I gotta hand it to you–my attention was caught. You made me look at this picture several times, because what I was reading was not exactly what I was seeing. The writing here seems more to be scandalizing click-bait–Mary’s “stinging side-eye,” the “sassy” Virgin, whom you portray as a “queen bee”–than the result of careful visual attention. Misleading descriptions abound–particularly when describing the main figures; at times I wonder if you’re looking at the same picture that is shown here. Where is the “chartreuse veil” for example that you say is worn by Elizabeth? It is in fact off-white, and her chartreuse gown likely suggests fertility rather than a dowdy fashion statement. And importantly, Mary does not “glance” at anyone, and Elizabeth’s face is not “expressionless.” The pair’s penetrating, interlocked gazes are equally subtly expressive of knowledge, tenderness, intimacy and joy.
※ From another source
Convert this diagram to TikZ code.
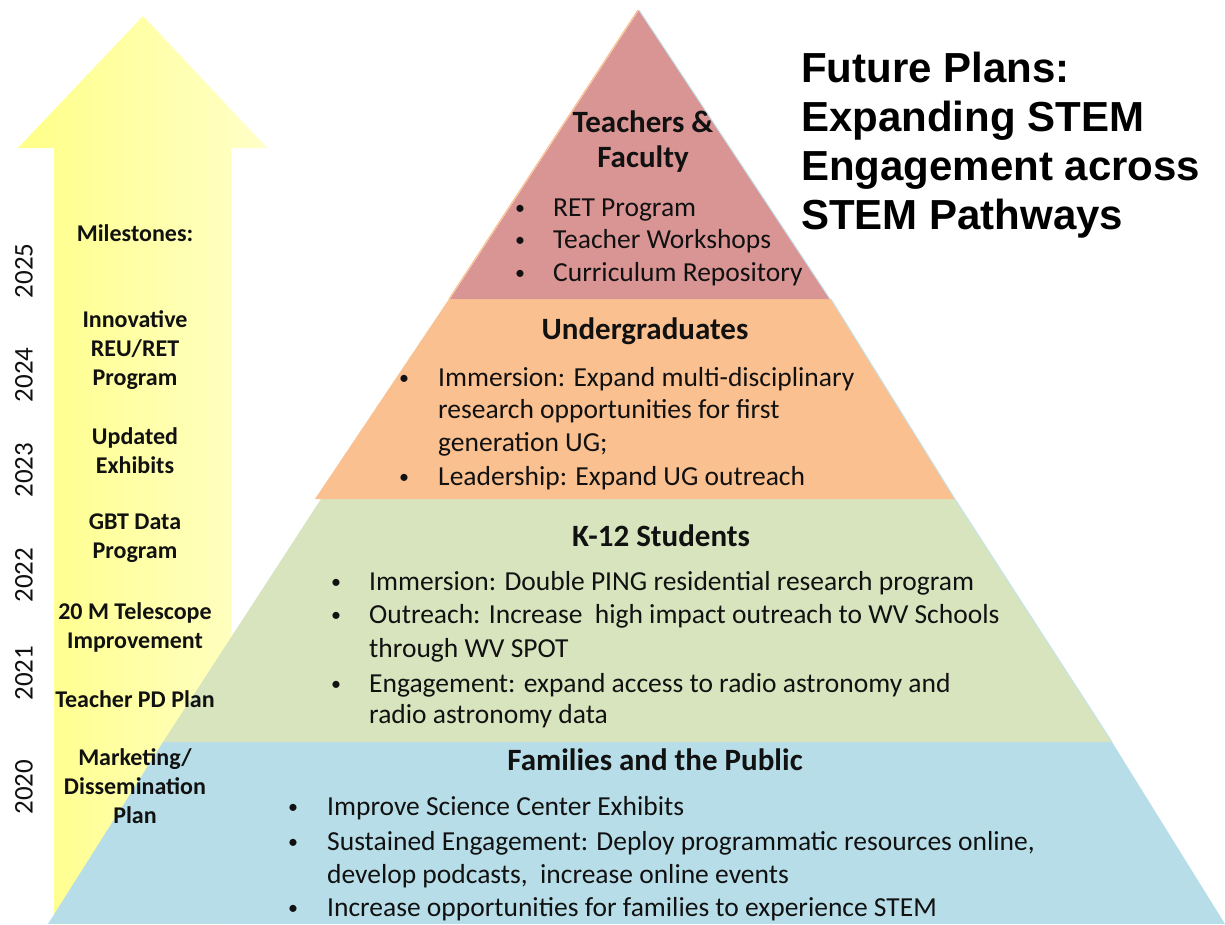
\documentclass[tikz,border=0pt]{standalone}
\usepackage{fontspec}
\setmainfont{Carlito}
\newfontfamily\titlefont{Liberation Sans}
\definecolor{arrowL}{HTML}{FFFF88}
\definecolor{arrowR}{HTML}{FFFFC8}
\definecolor{tierRed}{HTML}{D99594}
\definecolor{tierOrange}{HTML}{FAC090}
\definecolor{tierGreen}{HTML}{D7E4BD}
\definecolor{tierBlue}{HTML}{B7DEE8}
\definecolor{txt}{HTML}{111111}
\newcommand{\bul}[1]{\makebox[#1][l]{\hspace*{1pt}\raisebox{1.5pt}{\fontsize{20}{20}\selectfont •}}}
\begin{document}
\begin{tikzpicture}[x=1pt,y=-1pt,
  head/.style={font=\bfseries\fontsize{31}{35}\selectfont, inner sep=0pt, align=center, text=txt},
  item/.style={font=\fontsize{27.5}{33}\selectfont, inner sep=0pt, anchor=west, text height=19pt, text depth=6pt, text=txt, yshift=-2.5pt},
  mile/.style={font=\bfseries\fontsize{24}{29}\selectfont, inner sep=0pt, align=center, text=txt},
  year/.style={font=\fontsize{27}{30}\selectfont, inner sep=0pt, rotate=90, text=txt},
  title/.style={font=\titlefont\bfseries\fontsize{42}{49}\selectfont, inner sep=0pt, align=left, anchor=north west, text=black}
]
\fill[white] (0,0) rectangle (1225,924);
\path[use as bounding box] (0,0) rectangle (1225,924);

% timeline arrow
\shade[left color=arrowL, right color=arrowR]
  (143,16) -- (267,148) -- (231,148) -- (231,924) -- (54,924) -- (54,148) -- (18,148) -- cycle;

% pyramid tiers
\fill[tierBlue]   (163,742) -- (1112,742) -- (1225,924) -- (48,924) -- cycle;
\fill[tierGreen]  (321,499) -- (955,499) -- (1112,742) -- (163,742) -- cycle;
\fill[tierOrange] (449,299) -- (831,299) -- (955,499) -- (315,499) -- cycle;
\fill[tierRed]    (639,10) -- (830,299) -- (450,299) -- cycle;
\draw[tierBlue!80, line width=1pt] (639,10) -- (830,299) (831,299) -- (955,499) (955,499) -- (1112,742);
\draw[tierOrange, line width=1.2pt] (638,10) -- (449,299);

% title
\node[title] (title) at (801,52) {Future Plans:\\Expanding STEM\\Engagement across\\STEM Pathways};

% Teachers & Faculty
\node[head] (hTeach) at (643,142) {Teachers \&\\Faculty};
\node[item] (t1) at (514,207) {\bul{39pt}RET Program};
\node[item] (t2) at (514,239) {\bul{39pt}Teacher Workshops};
\node[item] (t3) at (514,272) {\bul{39pt}Curriculum Repository};

% Undergraduates
\node[head] (hUG) at (645,331) {Undergraduates};
\node[item] (u1) at (398,377) {\bul{40pt}Immersion: Expand multi-disciplinary};
\node[item] (u2) at (438,409) {research opportunities for first};
\node[item] (u3) at (438,442) {generation UG;};
\node[item] (u4) at (398,476) {\bul{40pt}Leadership: Expand UG outreach};

% K-12
\node[head] (hK12) at (661,536) {K-12 Students};
\node[item] (k1) at (330,581) {\bul{39pt}Immersion: Double PING residential research program};
\node[item] (k2) at (330,614) {\bul{39pt}Outreach: Increase\ \ high impact outreach to WV Schools};
\node[item] (k3) at (369,648) {through WV SPOT};
\node[item] (k4) at (330,683) {\bul{39pt}Engagement: expand access to radio astronomy and};
\node[item] (k5) at (369,714) {radio astronomy data};

% Families
\node[head] (hFam) at (655,760) {Families and the Public};
\node[item] (f1) at (287,806) {\bul{40pt}Improve Science Center Exhibits};
\node[item] (f2) at (287,841) {\bul{40pt}Sustained Engagement: Deploy programmatic resources online,};
\node[item] (f3) at (327,874) {develop podcasts,\ \ increase online events};
\node[item] (f4) at (287,907) {\bul{40pt}Increase opportunities for families to experience STEM};

% milestones
\node[mile] (m0) at (135,233) {Milestones:};
\node[mile] (m1) at (135,350) {Innovative\\REU/RET\\Program};
\node[mile] (m2) at (135,451) {Updated\\Exhibits};
\node[mile] (m3) at (135,538) {GBT Data\\Program};
\node[mile] (m4) at (135,627) {20 M Telescope\\Improvement};
\node[mile] (m5) at (135,699) {Teacher PD Plan};
\node[mile] (m6) at (135,786) {Marketing/\\Dissemination\\Plan};

% years
\node[year] (y25) at (24,271) {2025};
\node[year] (y24) at (24,375) {2024};
\node[year] (y23) at (24,470) {2023};
\node[year] (y22) at (24,575) {2022};
\node[year] (y21) at (24,673) {2021};
\node[year] (y20) at (24,787) {2020};
\end{tikzpicture}
\end{document}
While they are different, they clearly identify with one-another.
By the way, the Immaculate Conception refers to Mary’s immaculate nature, which, according to Catholic teaching, was given her at conception, freeing her from the Original Sin and therefore making her a suitable vessel for the Son of God. Since your quote from Luke suggests that Elizabeth’s pregnancy coincides with her being filled with the Holy Spirit at the sight of Mary, it makes sense that their profiled expressions would communicate the depth of their understanding such a miracle.